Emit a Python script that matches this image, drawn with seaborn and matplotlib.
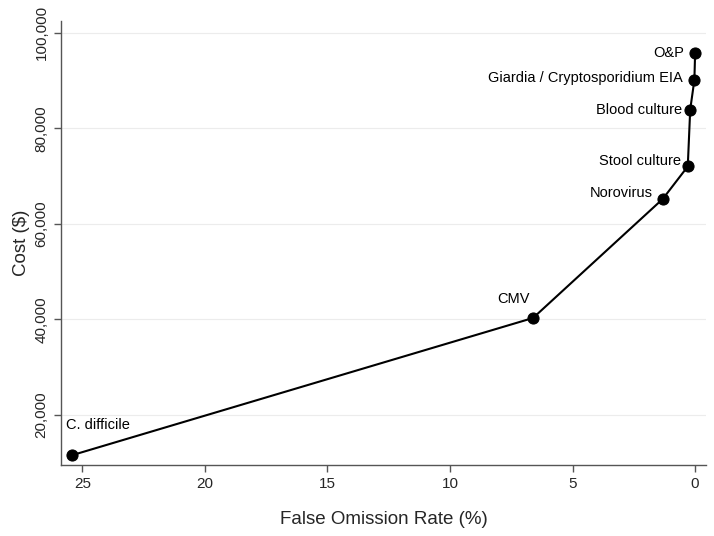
import pandas as pd
import matplotlib
matplotlib.use("Agg")
import matplotlib.pyplot as plt
import seaborn as sns

# data
tests = ["C. difficile", "CMV", "Norovirus", "Stool culture", "Blood culture",
         "Giardia / Cryptosporidium EIA", "O&P"]
false_omission = [25.41, 6.61, 1.32, 0.30, 0.20, 0.03, 0.0]
cost = [11600, 40300, 65200, 72000, 83900, 90100, 95700]

df = pd.DataFrame({"Test": tests, "FOR": false_omission, "Cost": cost})

# label placement (offset in pixels from the point, alignment)
label_offsets = {
    "C. difficile": (-6, 30, "left"),
    "CMV": (-20, 19, "center"),
    "Norovirus": (-10, 6, "right"),
    "Stool culture": (-7, 5, "right"),
    "Blood culture": (-8, 0, "right"),
    "Giardia / Cryptosporidium EIA": (-12, 2, "right"),
    "O&P": (-11, 0, "right"),
}

sns.set_style("white")
plt.rcParams["font.family"] = ["Liberation Sans", "DejaVu Sans"]

fig = plt.figure(figsize=(7.14, 5.36), dpi=100)
ax = fig.add_axes([0.0854, 0.1325, 0.9036, 0.8285])

sns.lineplot(data=df, x="FOR", y="Cost", sort=False, color="black",
             linewidth=1.5, marker="o", markersize=8, markeredgecolor="black",
             ax=ax)

for t, x, y in zip(df["Test"], df["FOR"], df["Cost"]):
    dx, dy, ha = label_offsets[t]
    ax.annotate(t, (x, y), xytext=(dx, dy), textcoords="offset pixels",
                ha=ha, va="center", fontsize=10.5, color="black")

ax.set_xlim(25.87, -0.45)
ax.set_ylim(9540, 102450)
ax.set_xticks([25, 20, 15, 10, 5, 0])
ax.set_yticks([20000, 40000, 60000, 80000, 100000])
ax.set_yticklabels([f"{v:,}" for v in [20000, 40000, 60000, 80000, 100000]],
                   rotation=90, va="center")
ax.yaxis.grid(True, color="#ececec", linewidth=0.8)
ax.xaxis.grid(False)

for side in ["top", "right"]:
    ax.spines[side].set_visible(False)
for side in ["left", "bottom"]:
    ax.spines[side].set_color("#555555")
    ax.spines[side].set_linewidth(1.0)

ax.tick_params(axis="both", direction="out", length=5, width=1, color="#555555",
               labelsize=11, pad=4, bottom=True, left=True)

ax.set_xlabel("False Omission Rate (%)", fontsize=13.5, labelpad=14)
ax.set_ylabel("Cost ($)", fontsize=13.5, labelpad=3)

fig.savefig("out.png", dpi=100)
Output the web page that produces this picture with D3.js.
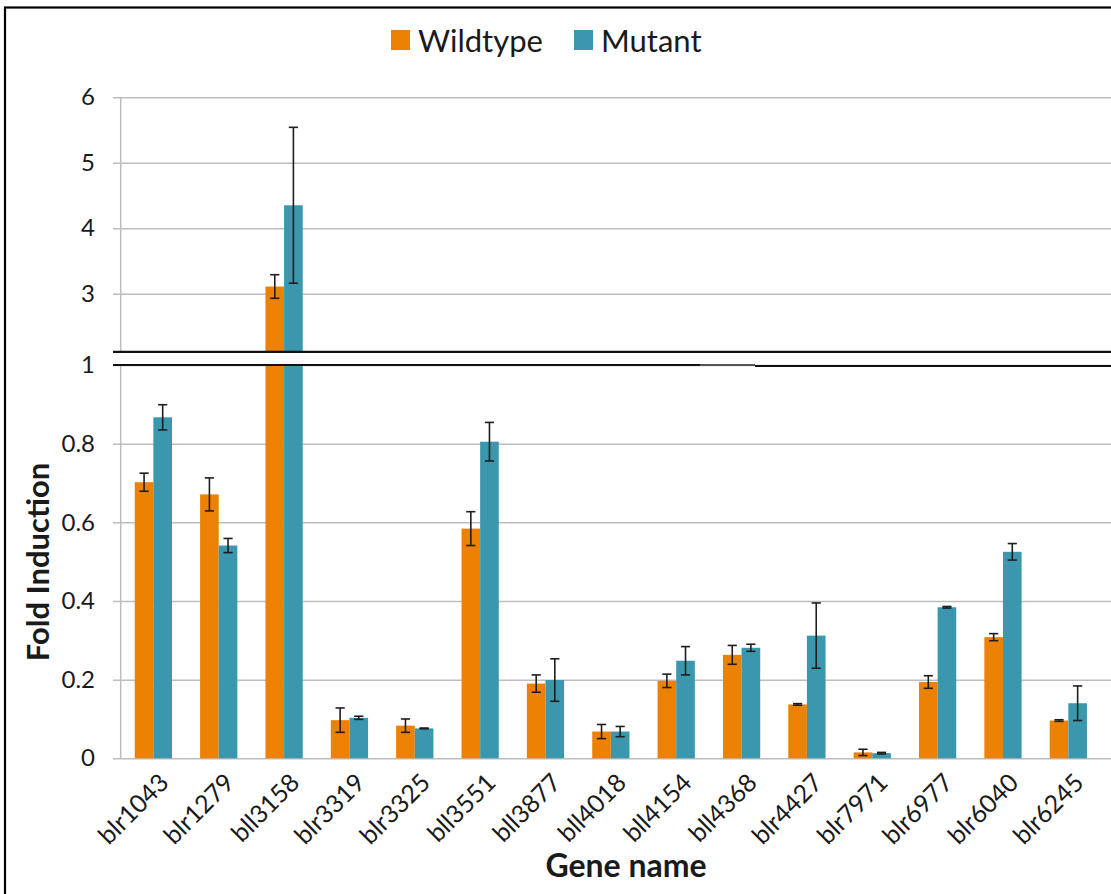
<!DOCTYPE html>
<html>
<head>
<meta charset="utf-8">
<script src="https://cdn.jsdelivr.net/npm/d3@7"></script>
<style>
  html, body { margin: 0; padding: 0; background: #fff; }
  svg { display: block; }
  text { font-family: Lato, "Open Sans", sans-serif; fill: #1a1a1a; }
</style>
</head>
<body>
<script>
// Fold induction per gene, wildtype vs mutant, with a broken y axis
const genes = ["blr1043", "blr1279", "bll3158", "blr3319", "blr3325", "bll3551", "bll3877",
  "bll4018", "bll4154", "bll4368", "blr4427", "blr7971", "blr6977", "blr6040", "blr6245"];
const wildtype    = [0.702, 0.671, 3.11, 0.097, 0.083, 0.584, 0.190, 0.068, 0.197, 0.263, 0.137, 0.015, 0.194, 0.308, 0.096];
const wildtypeErr = [0.023, 0.042, 0.18, 0.031, 0.017, 0.043, 0.022, 0.018, 0.017, 0.024, 0.002, 0.008, 0.016, 0.009, 0.002];
const mutant      = [0.867, 0.541, 4.35, 0.103, 0.076, 0.805, 0.199, 0.068, 0.248, 0.281, 0.312, 0.013, 0.384, 0.525, 0.140];
const mutantErr   = [0.032, 0.018, 1.19, 0.004, 0.001, 0.049, 0.054, 0.013, 0.036, 0.009, 0.083, 0.002, 0.002, 0.021, 0.044];
const seriesNames = ["Wildtype", "Mutant"];
const seriesColors = ["#ED8104", "#3A97AD"];
const lowerTicks = [0, 0.2, 0.4, 0.6, 0.8, 1];
const upperTicks = [3, 4, 5, 6];
const lowerDomain = [0, 1];
const upperDomain = [2.11, 6];

const W = 1111, H = 894;
const axisX = 120.7, gridLeft = 113, gridRight = W;
const plotRight = 1101;
const lowerRange = [758.3, 365];
const upperRange = [352, 97.2];

const svg = d3.select("body").append("svg").attr("width", W).attr("height", H);

// outer frame
svg.append("rect").attr("x", 5).attr("y", 7.5).attr("width", 1300).attr("height", 1200)
  .attr("fill", "none").attr("stroke", "#000").attr("stroke-width", 2.2);

const x0 = d3.scaleBand().domain(genes).range([axisX, plotRight]).paddingInner(0.43).paddingOuter(0.215);
const x1 = d3.scaleBand().domain(seriesNames).range([0, x0.bandwidth()]);
const yLow = d3.scaleLinear().domain(lowerDomain).range(lowerRange);
const yUp = d3.scaleLinear().domain(upperDomain).range(upperRange);

function drawAxis(scale, ticks, fmt) {
  const g = svg.append("g").attr("transform", `translate(${gridLeft},0)`)
    .call(d3.axisLeft(scale).tickValues(ticks).tickFormat(fmt)
      .tickSizeInner(-(gridRight - gridLeft)).tickSizeOuter(0).tickPadding(18));
  g.select(".domain").remove();
  g.selectAll(".tick line").attr("stroke", "#bdbdbd").attr("stroke-width", 1.5);
  g.selectAll(".tick text").attr("font-size", 24).attr("fill", "#1a1a1a");
  return g;
}
drawAxis(yLow, lowerTicks, d => d3.format("")(d));
drawAxis(yUp, upperTicks, d3.format("d"));

// vertical axis lines of both panels
svg.append("line").attr("x1", axisX).attr("x2", axisX).attr("y1", upperRange[1]).attr("y2", upperRange[0])
  .attr("stroke", "#bdbdbd").attr("stroke-width", 1.5);
svg.append("line").attr("x1", axisX).attr("x2", axisX).attr("y1", lowerRange[1]).attr("y2", lowerRange[0])
  .attr("stroke", "#bdbdbd").attr("stroke-width", 1.5);

// bars
const rows = [];
genes.forEach((g, i) => {
  rows.push({ gene: g, s: 0, v: wildtype[i], e: wildtypeErr[i] });
  rows.push({ gene: g, s: 1, v: mutant[i], e: mutantErr[i] });
});

const bars = svg.append("g");
rows.forEach(d => {
  const bx = x0(d.gene) + x1(seriesNames[d.s]);
  const bw = x1.bandwidth();
  const vLow = Math.min(d.v, lowerDomain[1]);
  bars.append("rect").attr("x", bx).attr("width", bw)
    .attr("y", yLow(vLow)).attr("height", yLow(0) - yLow(vLow))
    .attr("fill", seriesColors[d.s]);
  if (d.v > upperDomain[0]) {
    bars.append("rect").attr("x", bx).attr("width", bw)
      .attr("y", yUp(d.v)).attr("height", yUp(upperDomain[0]) - yUp(d.v))
      .attr("fill", seriesColors[d.s]);
  }
});

// error bars
const errs = svg.append("g").attr("stroke", "#1e1e1e").attr("stroke-width", 1.6);
rows.forEach(d => {
  const cx = x0(d.gene) + x1(seriesNames[d.s]) + x1.bandwidth() / 2;
  const y = d.v > lowerDomain[1] ? yUp : yLow;
  const yt = y(d.v + d.e), yb = y(d.v - d.e);
  errs.append("line").attr("x1", cx).attr("x2", cx).attr("y1", yt).attr("y2", yb);
  errs.append("line").attr("x1", cx - 4.6).attr("x2", cx + 4.6).attr("y1", yt).attr("y2", yt);
  errs.append("line").attr("x1", cx - 4.6).attr("x2", cx + 4.6).attr("y1", yb).attr("y2", yb);
});

// axis break marks
const brk = svg.append("g").attr("stroke", "#111").attr("stroke-width", 2.2);
brk.append("line").attr("x1", gridLeft).attr("x2", gridRight).attr("y1", 351.8).attr("y2", 351.8);
brk.append("line").attr("x1", gridLeft).attr("x2", 700).attr("y1", 365).attr("y2", 365);
brk.append("line").attr("x1", 700).attr("x2", 755).attr("y1", 365).attr("y2", 365)
  .attr("stroke", "#555").attr("stroke-width", 1.8);
brk.append("line").attr("x1", 755).attr("x2", gridRight).attr("y1", 366).attr("y2", 366);

// category labels
const xa = svg.append("g").attr("transform", `translate(0,${lowerRange[0]})`)
  .call(d3.axisBottom(x0).tickSize(0).tickPadding(0));
xa.select(".domain").remove();
xa.selectAll(".tick text")
  .attr("font-size", 25)
  .attr("text-anchor", "end")
  .attr("dy", 0)
  .attr("transform", "translate(17,26) rotate(-45)");

// axis titles
svg.append("text").attr("x", 626).attr("y", 877).attr("text-anchor", "middle")
  .attr("font-size", 32).attr("font-weight", "bold").text("Gene name");
svg.append("text").attr("transform", "translate(49,562) rotate(-90)").attr("text-anchor", "middle")
  .attr("font-size", 31).attr("font-weight", "bold").text("Fold Induction");

// legend
const leg = svg.append("g");
const legX = [391, 574];
seriesNames.forEach((n, i) => {
  leg.append("rect").attr("x", legX[i]).attr("y", 30).attr("width", 19).attr("height", 20)
    .attr("fill", seriesColors[i]);
  leg.append("text").attr("x", legX[i] + 27).attr("y", 52).attr("font-size", 31).text(n);
});
</script>
</body>
</html>
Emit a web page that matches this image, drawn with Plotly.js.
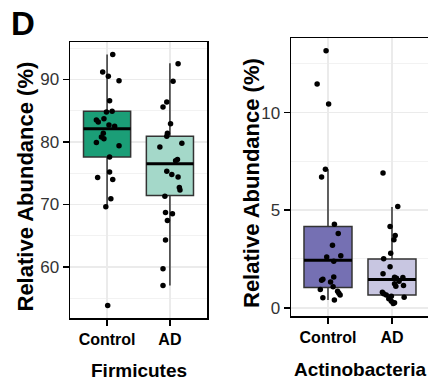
<!DOCTYPE html>
<html>
<head>
<meta charset="utf-8">
<script src="https://cdn.plot.ly/plotly-3.0.1.min.js"></script>
<style>html,body{margin:0;padding:0;overflow:hidden;background:#fff;}#chart{width:432px;height:385px;}</style>
</head>
<body>
<div id="chart"></div>
<script>
// ---- data ----
const groups = ['Control', 'AD'];
const panelTitles = ['Firmicutes', 'Actinobacteria'];
const yTitle = 'Relative Abundance (%)';
const panelLetter = 'D';

// Firmicutes box statistics [Control, AD]
const firmQ1 = [77.6, 71.4];
const firmMedian = [82.1, 76.5];
const firmQ3 = [84.9, 80.9];
const firmLower = [69.6, 57.0];
const firmUpper = [94.0, 92.6];

// Actinobacteria box statistics [Control, AD]
const actQ1 = [1.04, 0.66];
const actMedian = [2.43, 1.45];
const actQ3 = [4.17, 2.50];
const actLower = [0.40, 0.22];
const actUpper = [7.10, 5.16];

// Individual samples (values) and their horizontal jitter
const firmControl = [94.0, 91.2, 90.5, 89.8, 86.6, 84.9, 84.8, 83.7, 83.5, 83.2, 82.7, 82.5, 81.4, 80.8, 80.5, 79.9, 79.4, 77.6, 75.2, 74.3, 74.0, 70.9, 69.6, 53.8];
const firmControlJitter = [0.09, -0.07, 0.02, 0.19, 0.04, 0.08, -0.01, -0.05, -0.17, -0.14, 0.03, 0.12, -0.06, -0.09, -0.05, -0.17, 0.19, 0.04, 0.04, -0.15, 0.09, 0.06, -0.02, 0.01];
const firmAD = [92.5, 89.7, 86.4, 85.6, 82.9, 81.4, 80.9, 79.8, 79.2, 77.2, 77.0, 75.3, 74.8, 74.4, 72.7, 72.3, 71.3, 68.7, 68.5, 67.4, 64.3, 59.7, 57.0];
const firmADJitter = [0.13, 0.05, -0.05, -0.11, 0.01, -0.04, -0.05, 0.19, -0.16, 0.12, 0.09, -0.05, 0.03, 0.13, 0.15, 0.16, -0.08, -0.07, 0.04, -0.04, -0.07, -0.11, -0.11];
const actControl = [13.17, 11.47, 10.44, 7.10, 6.70, 4.28, 3.81, 3.21, 2.67, 2.60, 2.38, 1.58, 1.46, 1.41, 1.32, 1.08, 0.94, 0.85, 0.75, 0.66, 0.51, 0.40];
const actControlJitter = [-0.03, -0.17, 0.01, -0.04, -0.10, 0.10, 0.16, 0.07, 0.20, -0.02, 0.09, 0.09, -0.08, -0.10, 0.04, 0.08, -0.12, 0.15, 0.17, 0.19, -0.08, 0.10];
const actAD = [6.90, 5.19, 4.17, 3.70, 3.49, 2.80, 2.51, 2.10, 1.75, 1.57, 1.52, 1.55, 1.36, 1.23, 1.14, 1.10, 0.80, 0.72, 0.65, 0.59, 0.54, 0.46, 0.34, 0.26, 0.22];
const actADJitter = [-0.14, 0.09, -0.03, 0.05, 0.03, -0.02, -0.13, -0.03, -0.14, 0.04, 0.07, 0.17, 0.11, 0.04, 0.18, 0.06, -0.15, -0.13, -0.09, -0.01, 0.19, -0.05, -0.01, 0.04, 0.02];

// ---- styling ----
const W = 432, H = 385;
const FONT = 'Liberation Sans, Arial, sans-serif';
const firmColors = ['#1b9e77', '#a4d8c9'];
const actColors = ['#7570b3', '#c8c6e1'];
const BOXW = 0.75;

const traces = [];
function addPanel(xa, ya, q1, med, q3, lo, hi, colors, pts, jit) {
  for (let i = 0; i < groups.length; i++) {
    traces.push({
      type: 'box', xaxis: xa, yaxis: ya, x: [i],
      q1: [q1[i]], median: [med[i]], q3: [q3[i]], lowerfence: [lo[i]], upperfence: [hi[i]],
      width: BOXW, whiskerwidth: 0, boxpoints: false,
      fillcolor: colors[i], line: {color: '#333333', width: 1.5},
      hoverinfo: 'skip', showlegend: false
    });
  }
  for (let i = 0; i < groups.length; i++) {
    traces.push({
      type: 'scatter', mode: 'lines', xaxis: xa, yaxis: ya,
      x: [i - BOXW / 2, i + BOXW / 2], y: [med[i], med[i]],
      line: {color: '#000', width: 3}, hoverinfo: 'skip', showlegend: false
    });
  }
  for (let i = 0; i < groups.length; i++) {
    traces.push({
      type: 'scatter', mode: 'markers', xaxis: xa, yaxis: ya,
      x: pts[i].map((v, k) => i + jit[i][k]), y: pts[i],
      marker: {color: '#000', size: 5.5}, hoverinfo: 'skip', showlegend: false
    });
  }
}
addPanel('x', 'y', firmQ1, firmMedian, firmQ3, firmLower, firmUpper, firmColors,
  [firmControl, firmAD], [firmControlJitter, firmADJitter]);
addPanel('x2', 'y2', actQ1, actMedian, actQ3, actLower, actUpper, actColors,
  [actControl, actAD], [actControlJitter, actADJitter]);

const xCommon = {
  tickvals: [0, 1], ticktext: groups, ticks: 'outside', ticklen: 6, tickwidth: 1.5, tickcolor: '#000',
  showline: true, mirror: true, linecolor: '#000', linewidth: 1.5,
  showgrid: true, gridcolor: '#ebebeb', gridwidth: 1.5, zeroline: false,
  tickfont: {family: FONT, size: 16, color: '#000', weight: 'bold'}, fixedrange: true
};
const yCommon = {
  ticks: 'outside', ticklen: 6, tickwidth: 1.5, tickcolor: '#000',
  showline: true, mirror: true, linecolor: '#000', linewidth: 1.5,
  showgrid: true, gridcolor: '#ebebeb', gridwidth: 1.5, zeroline: false,
  tickfont: {family: FONT, size: 17, color: '#333333'}, fixedrange: true
};

const layout = {
  width: W, height: H, margin: {l: 0, r: 0, t: 0, b: 0},
  paper_bgcolor: '#fff', plot_bgcolor: '#fff', showlegend: false, boxmode: 'overlay',
  xaxis: Object.assign({}, xCommon, {domain: [70 / W, 207 / W], range: [-0.59, 1.59], anchor: 'y'}),
  yaxis: Object.assign({}, yCommon, {domain: [(H - 318) / H, (H - 42) / H], range: [51.8, 96.0], anchor: 'x',
    tick0: 0, dtick: 10, minor: {dtick: 5, showgrid: true, gridcolor: '#f2f2f2', gridwidth: 1, ticks: ''}}),
  xaxis2: Object.assign({}, xCommon, {domain: [291 / W, 430 / W], range: [-0.578, 1.594], anchor: 'y2'}),
  yaxis2: Object.assign({}, yCommon, {domain: [(H - 316) / H, (H - 38) / H], range: [-0.42, 13.82], anchor: 'x2',
    tick0: 0, dtick: 5, minor: {dtick: 2.5, showgrid: true, gridcolor: '#f2f2f2', gridwidth: 1, ticks: ''}}),
  annotations: [
    {text: panelLetter, xref: 'paper', yref: 'paper', x: 23 / W, y: 1 - 23 / H, xanchor: 'center', yanchor: 'middle',
      showarrow: false, font: {family: FONT, size: 33, color: '#000', weight: 'bold'}},
    {text: yTitle, xref: 'paper', yref: 'paper', x: 24.5 / W, y: 1 - 187 / H, xanchor: 'center', yanchor: 'middle',
      textangle: -90, showarrow: false, font: {family: FONT, size: 22, color: '#000', weight: 'bold'}},
    {text: yTitle, xref: 'paper', yref: 'paper', x: 251 / W, y: 1 - 183 / H, xanchor: 'center', yanchor: 'middle',
      textangle: -90, showarrow: false, font: {family: FONT, size: 22, color: '#000', weight: 'bold'}},
    {text: panelTitles[0], xref: 'paper', yref: 'paper', x: 138.5 / W, y: 1 - 370 / H, xanchor: 'center', yanchor: 'middle',
      showarrow: false, font: {family: FONT, size: 19, color: '#000', weight: 'bold'}},
    {text: panelTitles[1], xref: 'paper', yref: 'paper', x: 360 / W, y: 1 - 369 / H, xanchor: 'center', yanchor: 'middle',
      showarrow: false, font: {family: FONT, size: 19, color: '#000', weight: 'bold'}}
  ]
};

Plotly.newPlot('chart', traces, layout, {staticPlot: true, displayModeBar: false});
</script>
</body>
</html>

==========

• Work to do: Write down every line from the opening of the listing to the line with "cost = [11600, 40300, 65200, 72000, 83900, 90100, 95700]", both included, and nothing else; the pictures are omitted.

• Exercise output:
Emit a Python script that matches this image, drawn with seaborn and matplotlib.
import pandas as pd
import matplotlib
matplotlib.use("Agg")
import matplotlib.pyplot as plt
import seaborn as sns

# data
tests = ["C. difficile", "CMV", "Norovirus", "Stool culture", "Blood culture",
         "Giardia / Cryptosporidium EIA", "O&P"]
false_omission = [25.41, 6.61, 1.32, 0.30, 0.20, 0.03, 0.0]
cost = [11600, 40300, 65200, 72000, 83900, 90100, 95700]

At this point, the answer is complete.